As part of my refit, I recently went through the head selection process again, though options are greater now. Electric heads are much, much more reliable and water-efficient than they were 25-years ago. The Raritan Elegance appeared to be a great choice. But after 25-years, my issue is no longer with the head itself even though I find my Groco pretty high maintenance, but with all the stuff behind/beneath it: holding tank, Y-Valves, hoses, through-hulls, MSD Type II treatment devices, etc.
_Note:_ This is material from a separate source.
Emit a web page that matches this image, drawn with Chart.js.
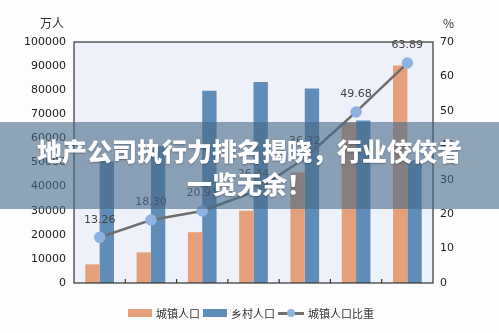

If my head were above waterline (no vented loop) and it was kosher to discharge direct overboard (no holding tank etc.), I'd go with a Raritan Elegance even though I still have a geek-crush on the Lavac....if only they had a household sized seat. But I can't/won't do that, which is why I decided to give a compost head a try (Natures Head), especially since our cruising plans are for just my wife and I. I am not crazy about the routine waste handling it entails, but I'm very hopeful it offsets the myriad of "unscheduled" waste handing events I've resolved (with plenty of Clorox clean-up of the bilges) over the last 25-years. It is, by far, the most controversial decision I've made in my refit, but I am comfortable it's the right direction for our needs. If not, I'll install a traditional wet-head.

We'll see how it goes.....

Peter
Peter, if you are anything like all the others who installed a composting toilet, it'll go well. I also think you'll find dealing with emptying it is no big deal.